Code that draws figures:
•••
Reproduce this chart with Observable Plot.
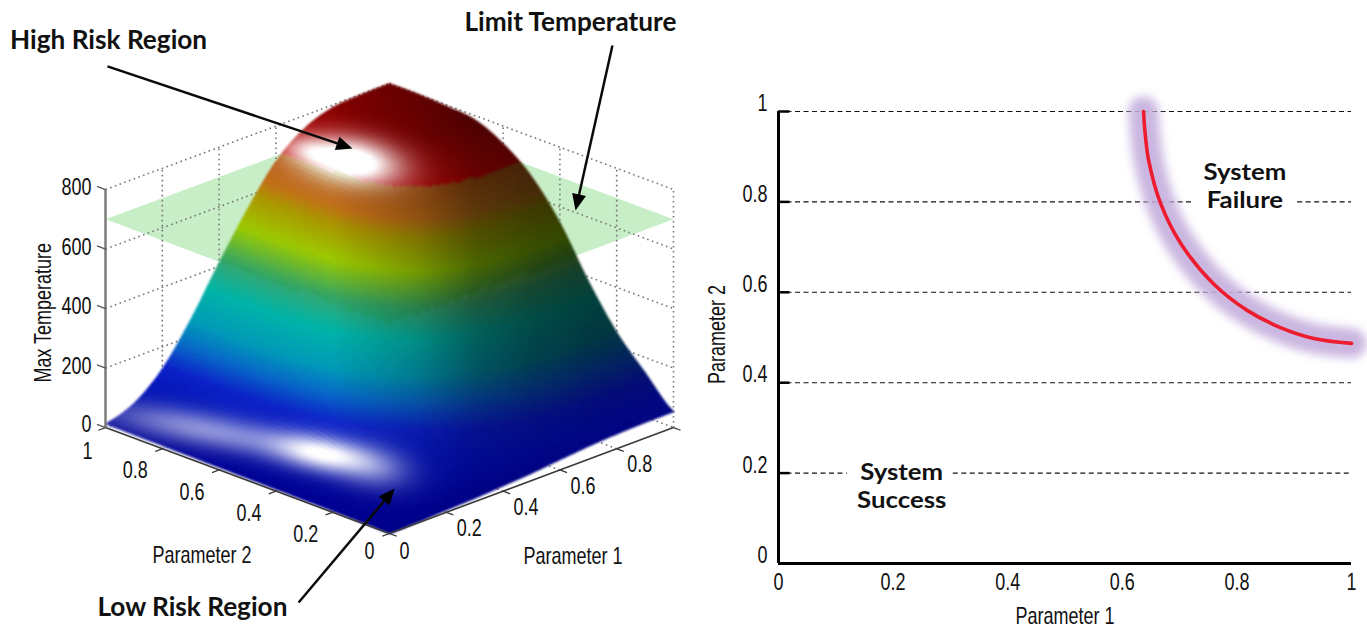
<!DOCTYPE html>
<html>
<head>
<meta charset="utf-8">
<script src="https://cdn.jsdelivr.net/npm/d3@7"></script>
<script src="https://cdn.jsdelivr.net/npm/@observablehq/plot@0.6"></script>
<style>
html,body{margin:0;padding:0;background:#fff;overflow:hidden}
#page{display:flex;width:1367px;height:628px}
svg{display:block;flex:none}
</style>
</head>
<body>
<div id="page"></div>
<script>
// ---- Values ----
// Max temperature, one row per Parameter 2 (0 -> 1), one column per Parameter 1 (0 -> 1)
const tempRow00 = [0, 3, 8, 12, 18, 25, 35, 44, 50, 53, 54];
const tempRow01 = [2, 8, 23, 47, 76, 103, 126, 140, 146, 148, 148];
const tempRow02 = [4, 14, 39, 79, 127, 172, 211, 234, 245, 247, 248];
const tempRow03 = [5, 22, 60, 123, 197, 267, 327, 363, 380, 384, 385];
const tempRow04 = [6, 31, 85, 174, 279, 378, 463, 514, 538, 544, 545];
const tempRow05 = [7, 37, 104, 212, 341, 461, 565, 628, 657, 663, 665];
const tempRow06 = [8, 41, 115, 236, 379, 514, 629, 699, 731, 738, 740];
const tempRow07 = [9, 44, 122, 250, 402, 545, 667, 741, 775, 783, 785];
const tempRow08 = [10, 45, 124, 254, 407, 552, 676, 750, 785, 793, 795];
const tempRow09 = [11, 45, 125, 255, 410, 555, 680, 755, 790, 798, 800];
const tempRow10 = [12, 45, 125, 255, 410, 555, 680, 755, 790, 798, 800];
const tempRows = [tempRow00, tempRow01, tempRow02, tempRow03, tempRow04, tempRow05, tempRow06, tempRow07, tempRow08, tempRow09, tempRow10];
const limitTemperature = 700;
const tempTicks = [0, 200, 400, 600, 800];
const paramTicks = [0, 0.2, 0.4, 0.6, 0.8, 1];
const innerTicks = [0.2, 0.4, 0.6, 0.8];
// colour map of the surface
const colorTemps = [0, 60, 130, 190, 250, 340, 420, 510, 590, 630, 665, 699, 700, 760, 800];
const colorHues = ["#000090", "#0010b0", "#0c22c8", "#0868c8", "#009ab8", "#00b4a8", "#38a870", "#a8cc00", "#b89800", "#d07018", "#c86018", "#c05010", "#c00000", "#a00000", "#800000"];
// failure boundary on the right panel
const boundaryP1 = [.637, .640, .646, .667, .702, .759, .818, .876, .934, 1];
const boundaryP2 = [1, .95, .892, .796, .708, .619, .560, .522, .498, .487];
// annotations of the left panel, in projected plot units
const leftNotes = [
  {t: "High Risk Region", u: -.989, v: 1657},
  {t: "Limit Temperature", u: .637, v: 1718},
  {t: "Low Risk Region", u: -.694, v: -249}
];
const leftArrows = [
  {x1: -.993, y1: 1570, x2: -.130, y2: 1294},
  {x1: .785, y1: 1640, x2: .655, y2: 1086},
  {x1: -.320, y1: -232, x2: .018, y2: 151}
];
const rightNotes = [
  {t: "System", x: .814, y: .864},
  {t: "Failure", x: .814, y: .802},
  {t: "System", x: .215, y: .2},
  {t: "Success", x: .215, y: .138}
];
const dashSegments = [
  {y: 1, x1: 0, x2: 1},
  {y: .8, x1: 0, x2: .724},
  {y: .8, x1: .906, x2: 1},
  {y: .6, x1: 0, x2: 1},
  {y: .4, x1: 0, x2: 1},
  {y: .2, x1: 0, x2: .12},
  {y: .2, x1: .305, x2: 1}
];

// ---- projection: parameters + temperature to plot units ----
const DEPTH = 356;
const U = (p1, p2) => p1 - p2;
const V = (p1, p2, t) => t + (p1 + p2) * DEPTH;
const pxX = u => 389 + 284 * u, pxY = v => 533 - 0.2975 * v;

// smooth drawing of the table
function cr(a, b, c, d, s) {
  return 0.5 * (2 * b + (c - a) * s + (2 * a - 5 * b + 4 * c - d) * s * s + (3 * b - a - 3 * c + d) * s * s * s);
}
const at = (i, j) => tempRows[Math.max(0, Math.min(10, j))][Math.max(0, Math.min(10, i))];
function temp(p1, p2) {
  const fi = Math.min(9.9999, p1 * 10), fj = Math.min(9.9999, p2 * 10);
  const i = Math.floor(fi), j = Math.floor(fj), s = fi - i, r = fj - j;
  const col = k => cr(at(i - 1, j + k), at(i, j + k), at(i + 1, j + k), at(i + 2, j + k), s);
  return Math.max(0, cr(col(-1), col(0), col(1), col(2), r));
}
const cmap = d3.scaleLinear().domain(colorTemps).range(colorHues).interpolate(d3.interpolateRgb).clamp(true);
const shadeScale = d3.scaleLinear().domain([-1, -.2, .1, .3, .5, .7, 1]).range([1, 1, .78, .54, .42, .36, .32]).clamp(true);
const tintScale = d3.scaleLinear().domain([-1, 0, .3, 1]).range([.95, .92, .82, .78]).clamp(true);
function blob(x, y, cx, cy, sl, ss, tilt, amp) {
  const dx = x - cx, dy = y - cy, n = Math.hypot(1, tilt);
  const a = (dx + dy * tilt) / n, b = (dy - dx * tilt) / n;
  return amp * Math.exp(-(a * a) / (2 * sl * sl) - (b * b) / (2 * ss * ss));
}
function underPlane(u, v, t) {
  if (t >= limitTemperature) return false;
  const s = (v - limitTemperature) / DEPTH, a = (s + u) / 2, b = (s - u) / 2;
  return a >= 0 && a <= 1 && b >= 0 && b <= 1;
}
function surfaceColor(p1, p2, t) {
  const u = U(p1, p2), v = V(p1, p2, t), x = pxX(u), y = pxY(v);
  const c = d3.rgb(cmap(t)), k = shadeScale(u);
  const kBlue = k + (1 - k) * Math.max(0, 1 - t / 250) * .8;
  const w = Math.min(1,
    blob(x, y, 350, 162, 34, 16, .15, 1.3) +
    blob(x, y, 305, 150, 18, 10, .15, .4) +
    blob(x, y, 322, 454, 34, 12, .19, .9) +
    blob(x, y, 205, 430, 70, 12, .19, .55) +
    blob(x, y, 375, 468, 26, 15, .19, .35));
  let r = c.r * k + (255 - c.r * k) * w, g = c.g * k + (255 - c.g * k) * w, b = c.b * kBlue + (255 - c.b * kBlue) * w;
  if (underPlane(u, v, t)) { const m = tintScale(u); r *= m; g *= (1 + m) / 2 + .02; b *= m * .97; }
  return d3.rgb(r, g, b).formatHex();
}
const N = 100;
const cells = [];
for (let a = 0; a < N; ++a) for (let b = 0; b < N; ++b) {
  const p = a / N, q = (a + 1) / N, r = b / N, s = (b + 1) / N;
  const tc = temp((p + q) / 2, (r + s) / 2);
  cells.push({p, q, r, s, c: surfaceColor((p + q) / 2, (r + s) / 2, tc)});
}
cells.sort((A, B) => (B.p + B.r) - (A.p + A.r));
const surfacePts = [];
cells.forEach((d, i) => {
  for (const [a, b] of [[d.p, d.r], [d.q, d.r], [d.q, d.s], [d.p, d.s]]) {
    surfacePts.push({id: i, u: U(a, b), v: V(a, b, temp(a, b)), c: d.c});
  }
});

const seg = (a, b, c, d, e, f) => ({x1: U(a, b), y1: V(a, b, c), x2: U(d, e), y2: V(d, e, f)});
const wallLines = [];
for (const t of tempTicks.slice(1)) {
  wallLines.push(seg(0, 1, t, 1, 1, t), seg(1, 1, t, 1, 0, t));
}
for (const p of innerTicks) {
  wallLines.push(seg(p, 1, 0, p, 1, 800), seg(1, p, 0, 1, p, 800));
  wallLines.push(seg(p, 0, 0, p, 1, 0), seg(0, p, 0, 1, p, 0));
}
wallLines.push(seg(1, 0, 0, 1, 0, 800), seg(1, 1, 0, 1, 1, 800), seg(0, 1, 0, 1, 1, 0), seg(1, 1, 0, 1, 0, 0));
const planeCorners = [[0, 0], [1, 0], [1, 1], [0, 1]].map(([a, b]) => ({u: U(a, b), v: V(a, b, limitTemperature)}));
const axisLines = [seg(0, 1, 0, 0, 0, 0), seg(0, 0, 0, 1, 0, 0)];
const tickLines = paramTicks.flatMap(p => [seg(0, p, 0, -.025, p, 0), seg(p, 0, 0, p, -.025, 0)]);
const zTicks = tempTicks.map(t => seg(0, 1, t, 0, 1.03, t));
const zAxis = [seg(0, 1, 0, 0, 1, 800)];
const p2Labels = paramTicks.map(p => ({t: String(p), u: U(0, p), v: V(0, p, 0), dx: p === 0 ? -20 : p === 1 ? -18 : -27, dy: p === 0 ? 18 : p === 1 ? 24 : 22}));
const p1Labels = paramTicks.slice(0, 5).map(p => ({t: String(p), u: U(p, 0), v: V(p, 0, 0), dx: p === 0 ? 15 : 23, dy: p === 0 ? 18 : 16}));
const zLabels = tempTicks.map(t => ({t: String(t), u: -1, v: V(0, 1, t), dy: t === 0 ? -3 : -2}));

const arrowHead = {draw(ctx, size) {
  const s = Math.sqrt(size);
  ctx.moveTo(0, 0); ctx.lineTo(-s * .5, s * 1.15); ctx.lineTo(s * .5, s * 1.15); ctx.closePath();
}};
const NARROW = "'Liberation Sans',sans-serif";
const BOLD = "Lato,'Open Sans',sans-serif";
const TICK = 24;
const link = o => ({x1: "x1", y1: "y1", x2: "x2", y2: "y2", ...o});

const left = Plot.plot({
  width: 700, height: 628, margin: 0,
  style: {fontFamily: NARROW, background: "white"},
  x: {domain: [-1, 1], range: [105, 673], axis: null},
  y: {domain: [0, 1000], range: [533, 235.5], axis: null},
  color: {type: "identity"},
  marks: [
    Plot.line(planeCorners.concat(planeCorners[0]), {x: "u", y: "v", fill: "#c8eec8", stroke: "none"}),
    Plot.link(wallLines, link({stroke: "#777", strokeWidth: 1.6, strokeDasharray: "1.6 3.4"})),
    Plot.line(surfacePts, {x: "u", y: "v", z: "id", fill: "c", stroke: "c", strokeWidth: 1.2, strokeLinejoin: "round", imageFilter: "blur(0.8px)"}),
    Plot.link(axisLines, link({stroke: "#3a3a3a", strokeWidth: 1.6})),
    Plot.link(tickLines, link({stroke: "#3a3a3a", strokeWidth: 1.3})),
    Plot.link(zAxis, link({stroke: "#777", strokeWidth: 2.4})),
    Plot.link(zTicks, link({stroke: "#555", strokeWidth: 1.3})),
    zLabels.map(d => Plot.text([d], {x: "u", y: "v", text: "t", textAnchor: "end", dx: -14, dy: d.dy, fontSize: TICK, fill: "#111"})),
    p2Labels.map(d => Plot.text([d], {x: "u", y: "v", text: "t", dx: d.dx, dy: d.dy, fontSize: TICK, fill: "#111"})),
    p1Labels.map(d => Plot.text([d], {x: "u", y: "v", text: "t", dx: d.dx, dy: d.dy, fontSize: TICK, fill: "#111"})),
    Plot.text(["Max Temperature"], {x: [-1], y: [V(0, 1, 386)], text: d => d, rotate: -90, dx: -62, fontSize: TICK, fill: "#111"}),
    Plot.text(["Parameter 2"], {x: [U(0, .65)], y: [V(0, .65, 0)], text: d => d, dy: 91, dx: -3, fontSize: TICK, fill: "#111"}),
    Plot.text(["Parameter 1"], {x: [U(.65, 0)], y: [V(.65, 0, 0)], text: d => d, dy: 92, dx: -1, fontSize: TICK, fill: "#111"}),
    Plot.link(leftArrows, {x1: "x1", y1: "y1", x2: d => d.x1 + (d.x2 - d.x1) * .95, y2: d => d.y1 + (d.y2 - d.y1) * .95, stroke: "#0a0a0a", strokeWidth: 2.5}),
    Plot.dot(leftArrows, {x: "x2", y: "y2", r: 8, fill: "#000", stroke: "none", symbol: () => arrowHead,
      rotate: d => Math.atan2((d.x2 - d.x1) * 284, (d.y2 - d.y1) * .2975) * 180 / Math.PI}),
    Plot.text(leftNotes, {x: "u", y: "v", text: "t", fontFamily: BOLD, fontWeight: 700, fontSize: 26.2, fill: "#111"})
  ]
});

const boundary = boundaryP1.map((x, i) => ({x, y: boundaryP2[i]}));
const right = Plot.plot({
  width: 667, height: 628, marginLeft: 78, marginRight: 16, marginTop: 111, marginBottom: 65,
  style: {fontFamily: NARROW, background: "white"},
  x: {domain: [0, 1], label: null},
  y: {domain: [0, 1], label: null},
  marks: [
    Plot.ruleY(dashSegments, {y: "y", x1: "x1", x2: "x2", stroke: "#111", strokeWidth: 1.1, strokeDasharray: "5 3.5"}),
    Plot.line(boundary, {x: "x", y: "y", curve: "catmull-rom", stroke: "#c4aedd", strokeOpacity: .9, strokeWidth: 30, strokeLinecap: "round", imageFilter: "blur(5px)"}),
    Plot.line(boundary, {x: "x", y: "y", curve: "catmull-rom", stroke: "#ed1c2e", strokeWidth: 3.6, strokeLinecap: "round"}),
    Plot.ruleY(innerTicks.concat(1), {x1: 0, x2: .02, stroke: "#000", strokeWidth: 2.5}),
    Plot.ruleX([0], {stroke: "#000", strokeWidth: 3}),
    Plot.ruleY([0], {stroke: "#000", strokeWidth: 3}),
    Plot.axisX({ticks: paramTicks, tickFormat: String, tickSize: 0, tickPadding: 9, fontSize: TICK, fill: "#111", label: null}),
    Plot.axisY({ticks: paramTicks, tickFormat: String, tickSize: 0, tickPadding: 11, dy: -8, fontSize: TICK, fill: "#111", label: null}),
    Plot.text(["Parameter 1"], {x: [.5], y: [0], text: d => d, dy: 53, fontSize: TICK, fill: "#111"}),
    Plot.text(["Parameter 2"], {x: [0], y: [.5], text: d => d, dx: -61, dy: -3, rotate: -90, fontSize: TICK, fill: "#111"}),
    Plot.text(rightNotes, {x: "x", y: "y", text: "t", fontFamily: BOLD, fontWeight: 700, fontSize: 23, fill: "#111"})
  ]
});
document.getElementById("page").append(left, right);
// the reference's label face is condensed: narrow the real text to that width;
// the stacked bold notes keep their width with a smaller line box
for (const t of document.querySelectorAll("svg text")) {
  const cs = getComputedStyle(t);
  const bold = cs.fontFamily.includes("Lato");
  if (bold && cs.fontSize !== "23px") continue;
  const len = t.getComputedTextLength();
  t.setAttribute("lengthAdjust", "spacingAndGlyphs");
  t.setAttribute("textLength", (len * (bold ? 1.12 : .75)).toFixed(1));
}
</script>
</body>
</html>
•••
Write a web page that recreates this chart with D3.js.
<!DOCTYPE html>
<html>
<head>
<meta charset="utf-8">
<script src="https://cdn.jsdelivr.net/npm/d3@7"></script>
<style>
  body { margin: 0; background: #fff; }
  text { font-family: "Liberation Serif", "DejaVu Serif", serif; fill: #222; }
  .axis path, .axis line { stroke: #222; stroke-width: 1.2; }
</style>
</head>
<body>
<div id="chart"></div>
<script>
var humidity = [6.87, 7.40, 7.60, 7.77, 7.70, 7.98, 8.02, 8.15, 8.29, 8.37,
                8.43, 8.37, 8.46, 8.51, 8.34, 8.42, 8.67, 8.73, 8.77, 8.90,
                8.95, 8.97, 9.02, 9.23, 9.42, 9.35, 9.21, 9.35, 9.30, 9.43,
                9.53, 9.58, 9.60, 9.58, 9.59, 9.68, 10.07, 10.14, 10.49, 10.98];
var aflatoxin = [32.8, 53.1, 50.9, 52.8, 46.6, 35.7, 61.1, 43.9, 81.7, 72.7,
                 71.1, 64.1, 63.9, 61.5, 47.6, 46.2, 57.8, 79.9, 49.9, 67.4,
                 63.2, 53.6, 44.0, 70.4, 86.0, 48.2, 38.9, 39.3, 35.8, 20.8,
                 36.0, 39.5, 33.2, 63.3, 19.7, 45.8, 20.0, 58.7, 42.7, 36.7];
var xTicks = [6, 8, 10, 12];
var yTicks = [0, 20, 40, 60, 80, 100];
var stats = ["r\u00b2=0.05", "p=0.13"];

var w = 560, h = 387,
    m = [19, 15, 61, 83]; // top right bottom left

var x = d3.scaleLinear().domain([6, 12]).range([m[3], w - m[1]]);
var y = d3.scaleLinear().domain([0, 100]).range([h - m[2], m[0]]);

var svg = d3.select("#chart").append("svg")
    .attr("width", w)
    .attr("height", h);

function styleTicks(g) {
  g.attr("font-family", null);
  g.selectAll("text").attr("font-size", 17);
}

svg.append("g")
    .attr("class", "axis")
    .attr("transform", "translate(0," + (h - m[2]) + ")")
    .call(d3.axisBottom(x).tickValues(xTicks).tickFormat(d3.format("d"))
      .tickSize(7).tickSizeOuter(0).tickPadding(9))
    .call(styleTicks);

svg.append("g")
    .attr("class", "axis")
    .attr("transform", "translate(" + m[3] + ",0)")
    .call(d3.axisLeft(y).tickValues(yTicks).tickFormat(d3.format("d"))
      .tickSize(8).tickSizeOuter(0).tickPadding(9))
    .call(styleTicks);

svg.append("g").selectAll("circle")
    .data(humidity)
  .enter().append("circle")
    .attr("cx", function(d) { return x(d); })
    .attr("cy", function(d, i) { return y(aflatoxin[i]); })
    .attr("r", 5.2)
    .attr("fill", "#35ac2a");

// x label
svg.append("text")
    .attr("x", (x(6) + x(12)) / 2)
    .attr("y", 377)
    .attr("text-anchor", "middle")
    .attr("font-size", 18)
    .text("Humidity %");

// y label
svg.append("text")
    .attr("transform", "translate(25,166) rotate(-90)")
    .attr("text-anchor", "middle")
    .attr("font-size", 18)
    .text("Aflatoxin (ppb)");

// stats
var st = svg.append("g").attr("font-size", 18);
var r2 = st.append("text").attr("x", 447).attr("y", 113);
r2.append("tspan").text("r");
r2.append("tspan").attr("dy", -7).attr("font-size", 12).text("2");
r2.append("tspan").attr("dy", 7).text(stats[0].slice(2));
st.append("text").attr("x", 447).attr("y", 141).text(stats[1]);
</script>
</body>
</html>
•••
• Goal
Locate the word "chart" in the data above. Copy every line carrying it.

• Task solution
Reproduce this chart with Observable Plot.
Write a web page that recreates this chart with D3.js.
<div id="chart"></div>
var svg = d3.select("#chart").append("svg")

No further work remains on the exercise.